The road was made of real tarmac, and our steed was humming along happily. There were little houses and farms by the side of the road, and villagers collected grass in enormous conical baskets that they strapped over their heads.

There were thatched cottages along the edge of the road.

Women wore sarong-style wraps with little choli blouses, or ballooning maxi dresses.
Men wore waistcoats again, and a new style of cap. Some people had tribal-looking, chiseled faces and big chunky home-carved tattoos up their arms. Some people looked completely normal, in jeans and rock T-shirts.

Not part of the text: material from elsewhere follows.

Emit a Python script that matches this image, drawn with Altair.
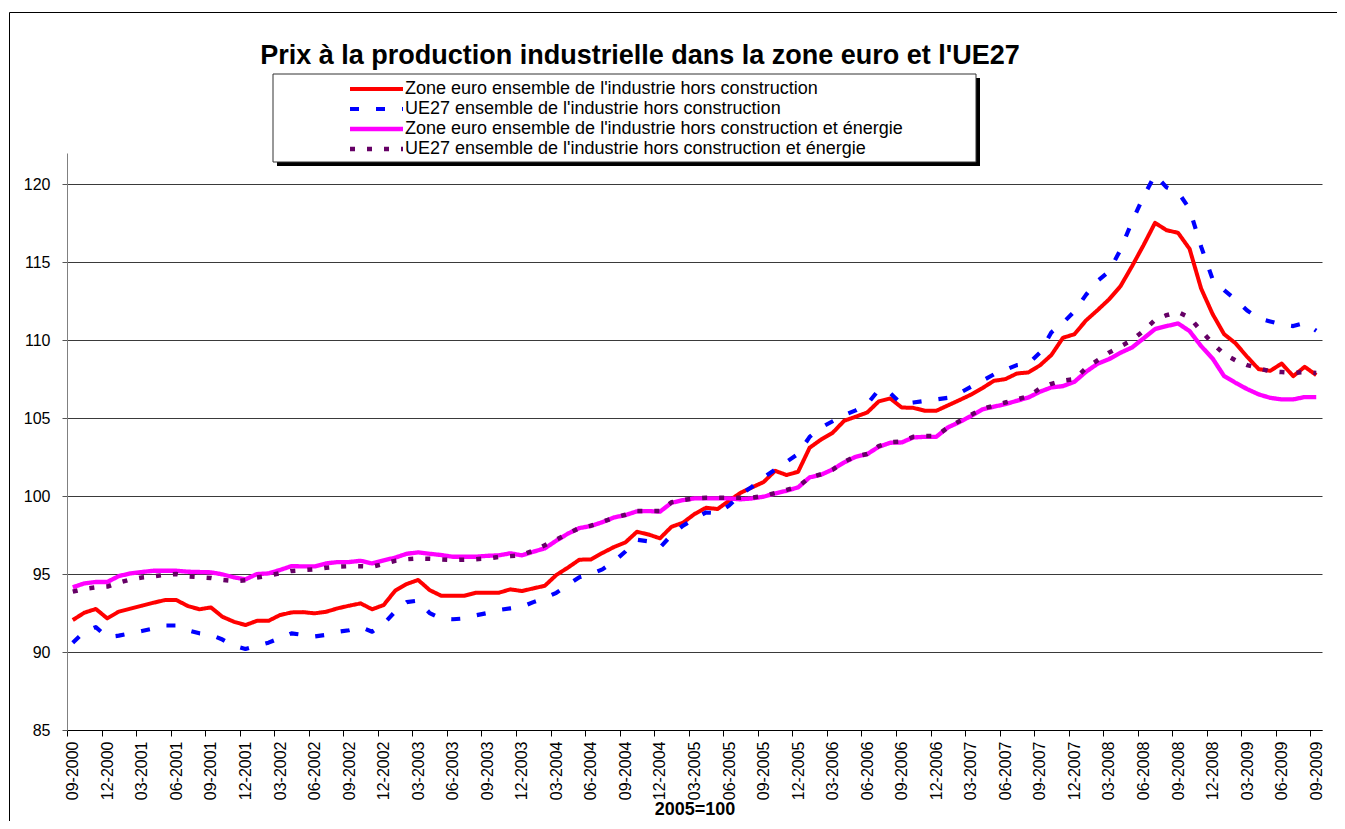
import altair as alt
import pandas as pd

FONT = "Liberation Sans, Arial, sans-serif"

# ---- categories (months 09-2000 ... 09-2009) ----
months = [p.strftime("%m-%Y") for p in pd.period_range("2000-09", "2009-09", freq="M")]

title_text = "Prix à la production industrielle dans la zone euro et l'UE27"
x_title = "2005=100"

series_names = [
    "Zone euro ensemble de l'industrie hors construction",
    "UE27 ensemble de l'industrie hors construction",
    "Zone euro ensemble de l'industrie hors construction et énergie",
    "UE27 ensemble de l'industrie hors construction et énergie",
]

zone_euro_total = [
    92.05, 92.52, 92.76, 92.16, 92.59, 92.78, 92.97, 93.16, 93.33, 93.33,
    92.95, 92.74, 92.86, 92.26, 91.94, 91.73, 92.00, 92.00, 92.37, 92.54,
    92.56, 92.48, 92.58, 92.80, 92.97, 93.12, 92.74, 93.01, 93.93, 94.36,
    94.62, 93.97, 93.61, 93.61, 93.61, 93.80, 93.80, 93.80, 94.02, 93.91,
    94.08, 94.25, 94.94, 95.41, 95.92, 95.94, 96.35, 96.73, 97.03, 97.71,
    97.54, 97.29, 98.03, 98.29, 98.85, 99.25, 99.17, 99.70, 100.21, 100.56,
    100.90, 101.62, 101.35, 101.56, 103.10, 103.63, 104.06, 104.83, 105.09, 105.36,
    106.07, 106.26, 105.68, 105.66, 105.47, 105.47, 105.81, 106.15, 106.50, 106.92,
    107.39, 107.50, 107.86, 107.93, 108.38, 109.05, 110.15, 110.38, 111.26, 111.92,
    112.61, 113.46, 114.74, 116.09, 117.52, 117.05, 116.88, 115.85, 113.31, 111.67,
    110.38, 109.79, 108.93, 108.14, 108.03, 108.50, 107.69, 108.29, 107.76,
]

ue27_total = [
    90.6, 91.3, 91.6, 90.95, 91.05, 91.2, 91.35, 91.5, 91.7, 91.7,
    91.4, 91.2, 91.1, 90.8, 90.4, 90.2, 90.4, 90.6, 90.9, 91.2,
    91.1, 91.0, 91.1, 91.3, 91.4, 91.6, 91.3, 91.8, 92.6, 93.2,
    93.3, 92.5, 92.15, 92.1, 92.15, 92.35, 92.5, 92.7, 92.8, 92.9,
    93.2, 93.45, 93.8, 94.3, 94.8, 95.0, 95.3, 95.8, 96.45, 97.2,
    97.1, 96.7, 97.5, 98.1, 98.55, 98.95, 98.9, 99.4, 100.1, 100.6,
    101.2, 101.7, 102.2, 102.7, 103.8, 104.4, 104.8, 105.2, 105.5, 105.9,
    106.8, 106.6, 105.9, 106.0, 106.1, 106.2, 106.3, 106.6, 107.0, 107.4,
    107.8, 108.1, 108.4, 108.5, 109.2, 110.5, 111.1, 111.85, 112.9, 113.8,
    114.4, 115.8, 117.6, 119.2, 120.6, 119.8, 119.5, 118.4, 116.0, 113.9,
    113.2, 112.6, 111.9, 111.4, 111.2, 111.0, 110.9, 111.1, 110.6,
]

zone_euro_hors_energie = [
    94.15, 94.40, 94.49, 94.49, 94.87, 95.04, 95.13, 95.21, 95.21, 95.21,
    95.15, 95.13, 95.11, 94.98, 94.79, 94.66, 95.00, 95.04, 95.26, 95.51,
    95.49, 95.49, 95.68, 95.77, 95.77, 95.85, 95.68, 95.88, 96.05, 96.30,
    96.39, 96.30, 96.22, 96.11, 96.11, 96.11, 96.17, 96.20, 96.33, 96.20,
    96.43, 96.65, 97.14, 97.59, 97.95, 98.08, 98.33, 98.63, 98.78, 99.02,
    99.04, 99.00, 99.57, 99.74, 99.85, 99.85, 99.85, 99.85, 99.79, 99.85,
    99.96, 100.17, 100.34, 100.56, 101.20, 101.37, 101.71, 102.16, 102.52, 102.69,
    103.16, 103.42, 103.44, 103.76, 103.80, 103.80, 104.40, 104.74, 105.13, 105.56,
    105.73, 105.90, 106.11, 106.32, 106.69, 106.97, 107.05, 107.33, 107.97, 108.48,
    108.78, 109.19, 109.53, 110.11, 110.71, 110.90, 111.07, 110.58, 109.62, 108.82,
    107.69, 107.26, 106.86, 106.52, 106.30, 106.20, 106.20, 106.35, 106.35,
]

ue27_hors_energie = [
    93.87, 94.05, 94.15, 94.20, 94.45, 94.65, 94.78, 94.85, 94.95, 95.00,
    94.85, 94.80, 94.75, 94.62, 94.55, 94.60, 94.78, 94.90, 95.05, 95.20,
    95.25, 95.30, 95.40, 95.47, 95.50, 95.50, 95.47, 95.65, 95.85, 95.95,
    96.00, 95.98, 95.94, 95.90, 95.92, 95.95, 96.00, 96.10, 96.15, 96.22,
    96.50, 96.85, 97.20, 97.60, 97.95, 98.10, 98.35, 98.60, 98.80, 99.05,
    99.05, 99.05, 99.60, 99.75, 99.85, 99.90, 99.90, 99.90, 99.90, 99.90,
    100.00, 100.20, 100.40, 100.60, 101.20, 101.40, 101.70, 102.20, 102.55, 102.70,
    103.20, 103.45, 103.50, 103.80, 103.85, 103.85, 104.40, 104.80, 105.20, 105.60,
    105.80, 106.00, 106.20, 106.40, 106.90, 107.20, 107.40, 107.50, 108.20, 108.70,
    109.20, 109.60, 110.00, 110.60, 111.30, 111.60, 111.80, 111.45, 110.60, 109.80,
    109.10, 108.70, 108.40, 108.20, 108.00, 107.95, 107.90, 107.95, 107.90,
]

series_values = [zone_euro_total, ue27_total, zone_euro_hors_energie, ue27_hors_energie]
series_colors = ["#FF0000", "#0000FF", "#FF00FF", "#660066"]
series_dashes = [[1, 0], [9, 17], [1, 0], [5, 12]]
series_widths = [4, 4.5, 2.5, 3]

y_ticks = [85, 90, 95, 100, 105, 110, 115, 120]

# ---- long table ----
rows = []
for name, vals in zip(series_names, series_values):
    for i, v in enumerate(vals):
        rows.append({"idx": i, "mois": months[i], "serie": name, "valeur": v})
df = pd.DataFrame(rows)

n = len(months)
x_scale = alt.Scale(domain=[-0.5, n - 0.5], nice=False, zero=False)
y_scale = alt.Scale(domain=[85, 122], nice=False, zero=False)

label_expr = "[" + ",".join("'%s'" % m for m in months) + "][datum.value]"

x_label_axis = alt.Axis(
    values=list(range(0, n, 3)), labelExpr=label_expr, labelAngle=-90,
    labelFont=FONT, labelFontSize=16, labelColor="black", labelPadding=11,
    labelOverlap=False, labelFlush=False, ticks=False, grid=False,
    domainColor="black", domainWidth=1, orient="bottom",
    title=x_title, titleFont=FONT, titleFontSize=18, titleFontWeight="bold",
    titleColor="black", titlePadding=1,
)
x_tick_axis = alt.Axis(
    values=[i - 0.5 for i in range(0, n + 1, 3)], labels=False, ticks=True,
    tickSize=6, tickColor="black", tickWidth=1, domain=False, grid=False,
    orient="bottom", title=None,
)
y_axis = alt.Axis(
    values=y_ticks, labelFont=FONT, labelFontSize=16, labelColor="black",
    labelPadding=12, labelFlush=False, tickSize=5, tickColor="#555",
    grid=True, gridColor="#3a3a3a", gridWidth=1, domainColor="#808080",
    domainWidth=1, title=None,
)

# long horizontal legend line (path is scaled by sqrt(size)/2 -> 53px long)
legend = alt.Legend(
    title=None, orient="none", legendX=300.5, legendY=-73, direction="vertical",
    symbolType="M-6,0H6", symbolSize=78, symbolOffset=0,
    labelFont=FONT, labelFontSize=18, labelColor="black", labelOffset=19.5,
    labelLimit=1000, rowPadding=2, padding=0,
)

lines = alt.Chart(df).mark_line(strokeJoin="round", clip=False).encode(
    x=alt.X("idx:Q", scale=x_scale, axis=x_label_axis),
    y=alt.Y("valeur:Q", scale=y_scale, axis=y_axis),
    color=alt.Color("serie:N", scale=alt.Scale(domain=series_names, range=series_colors),
                    sort=series_names, legend=legend),
    strokeDash=alt.StrokeDash("serie:N", scale=alt.Scale(domain=series_names, range=series_dashes),
                              sort=series_names, legend=legend),
    strokeWidth=alt.StrokeWidth("serie:N", scale=alt.Scale(domain=series_names, range=series_widths),
                                sort=series_names, legend=legend),
)

tick_layer = alt.Chart(df).mark_line(opacity=0).encode(
    x=alt.X("idx:Q", scale=x_scale, axis=x_tick_axis),
    y=alt.Y("valeur:Q", scale=y_scale, axis=y_axis),
    detail="serie:N",
)

one = pd.DataFrame({"t": [title_text]})
frame_top = alt.Chart(one).mark_rule(color="black", strokeWidth=1).encode(
    x=alt.value(-57.5), x2=alt.value(1400), y=alt.value(-140.5)
)
frame_left = alt.Chart(one).mark_rule(color="black", strokeWidth=1).encode(
    x=alt.value(-57.5), y=alt.value(-140.5), y2=alt.value(800)
)
shadow = alt.Chart(one).mark_rect(fill="black").encode(
    x=alt.value(210), x2=alt.value(913), y=alt.value(-75), y2=alt.value(13)
)
box = alt.Chart(one).mark_rect(fill="white", stroke="#333", strokeWidth=1).encode(
    x=alt.value(206), x2=alt.value(909), y=alt.value(-79), y2=alt.value(9)
)
title = alt.Chart(one).mark_text(font=FONT, fontSize=27, fontWeight="bold", color="black",
                                 align="center", baseline="middle").encode(
    x=alt.value(573), y=alt.value(-97), text="t:N"
)

chart = alt.layer(frame_top, frame_left, shadow, box, title, tick_layer, lines).resolve_axis(
    x="independent"
).properties(
    width=1255, height=577,
    autosize=alt.AutoSizeParams(type="none"),
    padding={"left": 59, "top": 145, "right": 15, "bottom": 91},
).configure(background="white").configure_view(stroke=None)

chart.save("out.html", embed_options={"renderer": "svg", "actions": False})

We speeded all the way up to the hills.

Then the lovely tarmac developed blood-curdling lumps and bumps. There were deep ridges either side of a narrow strip on our side of the road. The trucks wheels fit the bizarre natural rails perfectly, but our wheel-base was of a different nature. It got a bit tougher.

Then we were on the main road from Pokhara to Kathmandu, and it got very busy with buses and jeeps. The road did a very good job of looking like a riverbed. Adam did some very funky driving and we almost died, but never quite.

We stopped and ate Dhal-bhat on steel platters at a long bench. The restaurant owners entire family sat near us, watching a very dramatic Nepalese soap about a young woman’s apparently appalling choice of lover. The screen mostly cut to outraged facial expressions.

We rode into Kathmandu, down an enormous hill. People got very trendy. There were kids on trail-bikes in Sex Pistols T-shirts and skinny black jeans. The haircuts were more Toni & Guy than Tribal Homecut. Someone wandered past with a guitar slung over his shoulder. I felt scruffy.

Thamel proved a navigational nightmare. We’d spent two weeks here too, and still couldn’t work out where the hell we were. An hour later we found the hotel, and hopped off to be merrily greeted by the manager, who remembered us and mocked the filth all over the bike.